MMFs are inherently diversified as they have a broad asset base with a limit on the proportion of the fund in each asset. This mitigates counterparty risk far more effectively than investing cash across a variety of counterparties and avoids the administration required to achieve effective diversification. In addition, MMF assets are held separately from those of the fund manager, avoiding counterparty risk to the fund manager.

The crisis has emphasised to all market players that cash is only of value if it can be accessed when required. To preserve liquidity, many investors moved their cash into shorter-term, highly liquid instruments during the period when market volatility was at its highest. Today, as conditions return to normal, investors are again dividing their cash buckets into tranches for short-, medium- and long-term investment, but the perception of liquidity risk has changed fundamentally. By providing same-day access to liquidity, MMFs have proved adept at helping treasurers manage liquidity risk. In addition, as new regulations may stipulate limits on the proportion of similar investors in each fund (e.g., by industry segment) the risk of a rush on liquidity is also reduced.
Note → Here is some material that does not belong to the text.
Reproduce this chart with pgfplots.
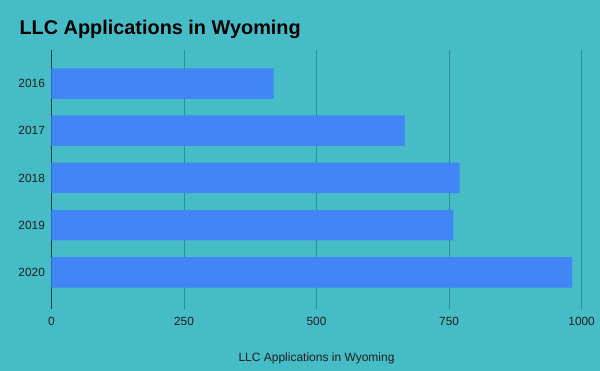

Yield became the lowest priority of the three cornerstones of cash investment during the crisis. One new class of MMFs which emerged during the crisis was that of MMFs investing exclusively or primarily in short-term government debt. These provide the optimal levels of security and liquidity, but yield is of lesser significance. Today, although these government MMFs will continue to be attractive to some investors, more investors are moving back to traditional MMFs that remain AAA-rated but have a more diversified asset base and can therefore offer a more competitive yield. Indeed, a number of investors make the decision to invest in MMFs on the basis of achieving returns that can be highly competitive compared with deposits.